Banyak yang menyebutkan bahwa mereka belum familiar dengan konsep “Human Library” atau Perpustakaan Manusia ini. Akan tetapi, pengalaman mereka untuk menyelami cerita-cerita manusia yang berbeda memperteguh rasa respek dan menghilangkan prasangka terhadap masing-masing “buku hidup”. Seperti cerita Jofran Suwandi, seorang mahasiswa, yang menyebutkan bahwa “Human Library” adalah suatu ide yang dapat merubuhkan tantangan dari bahasa tulisan karena dilakukan dengan komunikasi 2 (dua) arah yang luwes dan relatable, tanpa perlu melihat bungkus bukunya. Sementara itu, Nadya dari SEKODI Bandung, mengungkapkan bahwa komunikasi adalah kunci utama dalam menerima dan memahami keberagaman di sekitar melalui dialog yang jujur dan terbuka untuk sama-sama membuat ruang aman, sehingga tumbuh empati serta pembelajaran baru. Acara ini juga menarik perhatian Ahso, seorang mahasiswa Universitas Islam Negeri Bandung, yang menggarisbawahi menariknya setiap cerita seperti membuka bab kehidupan yang tidak pernah dibayangkan, serta menyadari bahwa setiap orang memiliki kisahnya sendiri untuk diceritakan. 

Human Library: Hilangkan Sekat Perbedaan

Acara Human Library: Circle of Peace & Healing mengajarkan bahwa kekuatan sebuah cerita mampu menembus sekat-sekat perbedaan yang selama ini memisahkan kita. Dalam setiap kisah yang dibagikan, tersimpan benih-benih pemahaman dan rasa saling percaya yang tumbuh melalui empati, bukan asumsi; melalui perjumpaan, bukan prasangka.

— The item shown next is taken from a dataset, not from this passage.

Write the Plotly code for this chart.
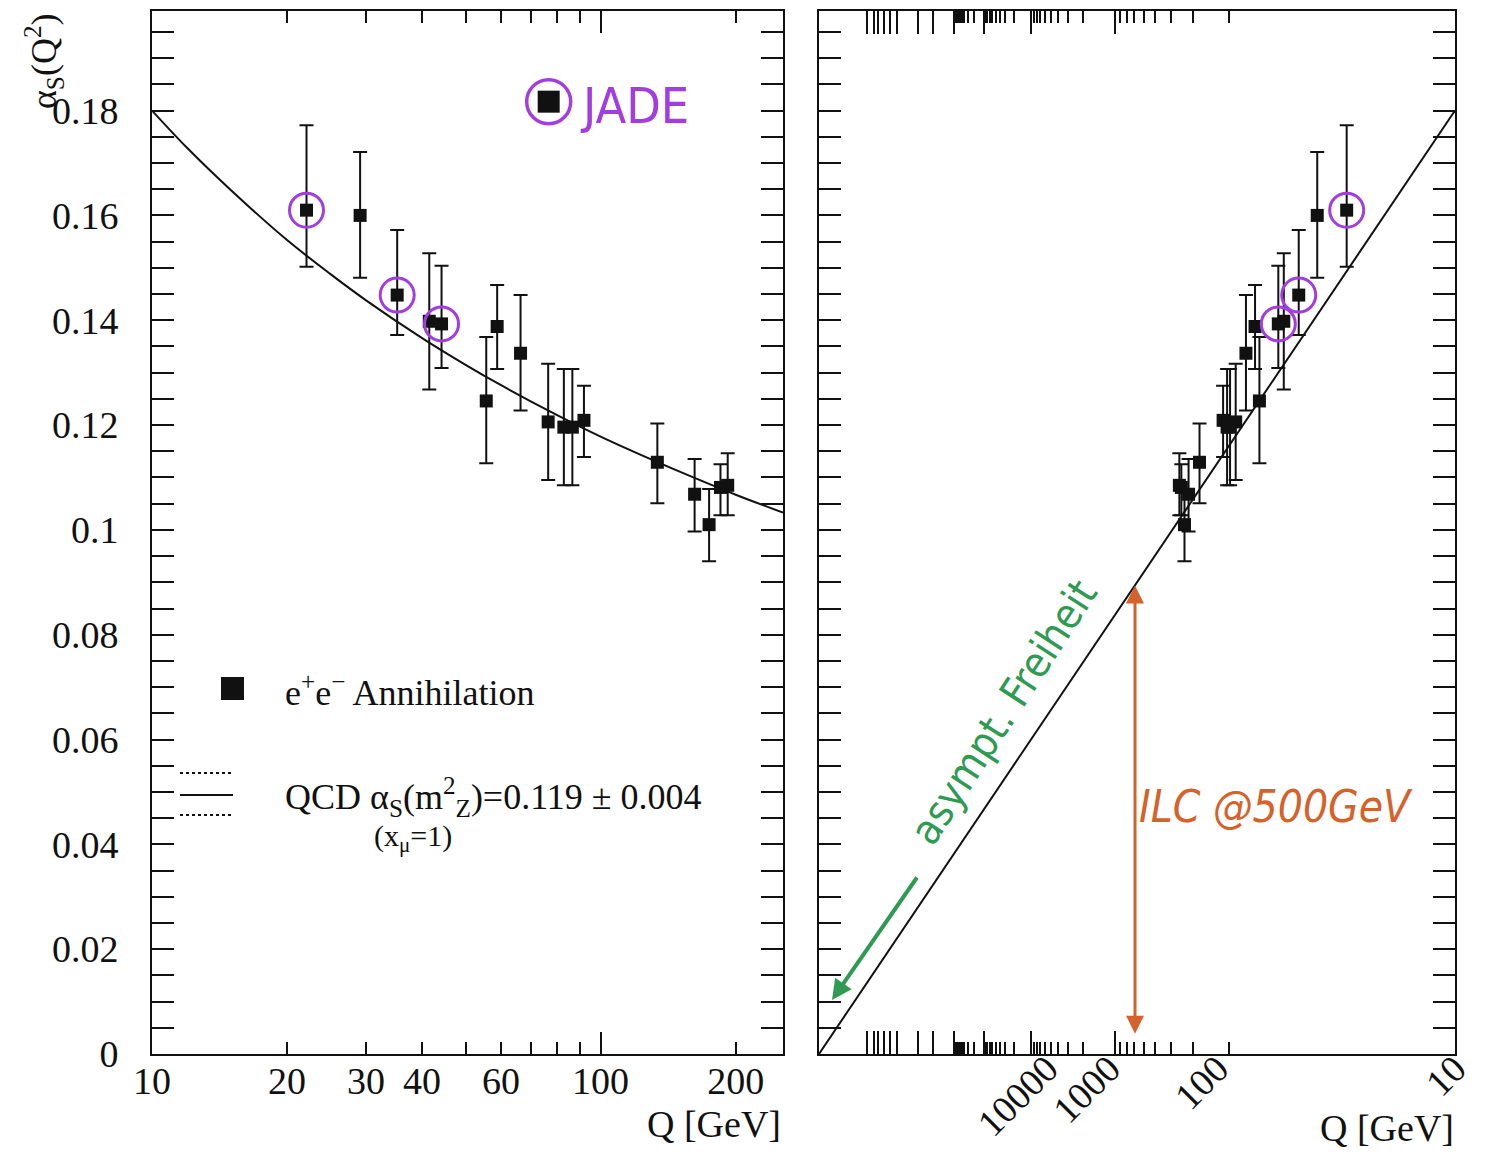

Zaman sekarang yang  kerap bising oleh opini dan konflik, ruang seperti ini menjadi sesuatu yang baru—sebuah pengingat bahwa kemanusiaan tidak terbangun dari keseragaman, melainkan dari keberanian untuk hadir, mendengarkan, dan mengakui luka satu sama lain tanpa menghakimi.

Lebih dari sekadar acara, Human Library adalah langkah kecil menuju perdamaian yang nyata: perdamaian yang lahir dari keberanian untuk terbuka, dan kerendahan hati untuk memahami bahwa dalam keberagaman, kita tetap terhubung sebagai sesama manusia.